Consciously branding your organization around privacy is an imperative at this point.

In fact, it is highly likely that customers have already formed their own intuitive sense of where your organization stands on informational privacy, whether you actively work on carving a privacy branding for yourself or not.

In the fight to define what people say about your businesses’ privacy and security practices when you’re not in the room, one major consideration is the stand that the organization has taken (or will take) for legal compliance.

To be candid, from a legal mandate point of view, the train has left the station.

CCPA-California-Consumer-Privacy-ActCalifornia’s paradigm-shifting California Consumer Privacy Act (CCPA), now in full effect for traditional consumer data, practically necessitates businesses to map their personal information and have a robust way to manage it to comply with legal restrictions and consumers’ rights to know and delete.  Revisions to that law, effective January 1, 2023, will bring personal information of a company’s personnel, and persons with whom the company interacts with in a B-to-B context, fully under the CCPA.  Covered businesses will also need to practice data minimization, as well as publish and follow limited-purpose-based retention notices.   In addition to the Golden State, Virginia has passed comprehensive consumer privacy legislation, also effective January 1, 2023.  Scores of other states are considering similar legislation.

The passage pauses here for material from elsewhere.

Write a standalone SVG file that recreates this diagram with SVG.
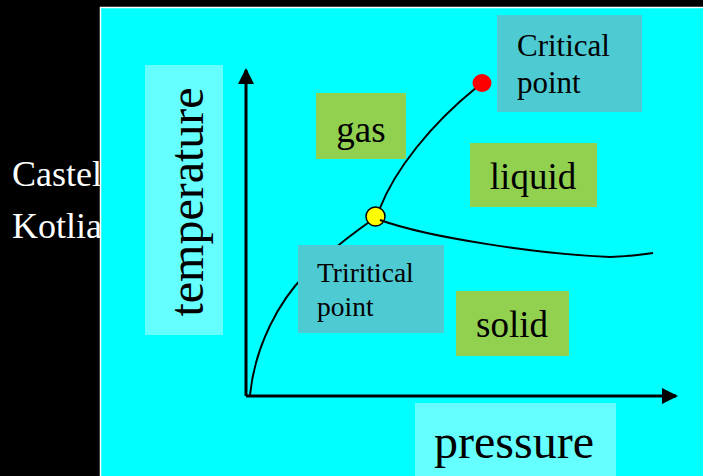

One way in which US laws are distinct from what we have seen in Europe and other regions is the way these laws influence corporate branding. This is due to the way these laws define and require transparency around rights. The most iconic example is the right to opt-out of sale. The CCPA defines what a “sale” is and requires organizations that engage in conduct that falls under the definition to disclose that they are “selling” and offer a way to opt-out (or opt-in for minors under 16). Legislative proposals across other states use the same terminology, although they may define the concept of “sale” differently.

As legal experts, we help clients define and actively communicate their privacy branding strategy in a way that we believe adds value to them. Are you “selling” data? If so, how would you frame your activities in a way that adds (rather than detracts) value from your brand? How will you enable individuals to opt-out? Will you extend the same rights to all US customers, or will you break it down by State? If not selling, what activities will you have to curtail to take that stand? What contractual language is required or advisable in either event? How will your compliance stand in the US affect your compliance elsewhere in the world?

In our experience, the most challenging area to navigate for organizations has been online advertising. The instant availability of personal digital usage data, and the ability to track usage over time and unrelated services or activities, has generated marketing synergies that can result in more relevant ads for consumers, and thereby increased revenue for publishers (advertisers pay more to send a targeted ad than a generic ad).  Advocates of so-called interest-based advertising argue that this helps to keep most online services and content ad-supported and free to the consumer, minimizing an economic digital divide.  However, some consumers see these practices as an intrusion, especially if they feel uninformed about the practice and unable to limit it.

Leading social media platforms that strongly believe the availability of user data to facilitate on-platform advertising is beneficial to consumers, are choosing to integrate this idea into their own branding and actively running campaigns to articulate that message to the public, and at the same time providing more transparency and choice to users.

Others are going even further, incorporating privacy into their core brand message as a path to establish trust with their customers and creating and enforcing policies that present privacy as a stand-alone, value-add to their brand.

The revisions to CCPA, effective January 1, 2023, will bring new branding challenges and opportunities. Will your organization limit its use of sensitive data or offer an opt-out? How will you meaningfully address and explain automated decision-making activities? These and many other questions will need to be answered in the public sphere and will impact your brand. Will you be ready to answer them?

Every company is different, and the impacts of privacy decisions, such as whether to afford full European Union and/or California / Virginia rights to all consumers, or just those legally entitled to those rights, is a business not a legal decision.  So is whether or not to provided consumer privacy choices beyond what applicable law requires (e.g., opt-in where the law required only opt-out, or no choice at all).  The point is, wherever your organization stands, if you are not considering your privacy brand strategy at the same time that you address your evolving compliance obligations, you are missing an opportunity to define yourself.  And if you cut corners on mapping your data and developing a robust information governance and security program, you are not just setting yourself up for non-compliance, but also missing an opportunity to create and protect asset and brand value.

In other words, how you address consumer privacy as a market differentiator is up to your organization, but our strong legal advice is to be pro-active and build a data management program that will enable you to substantiate your claims.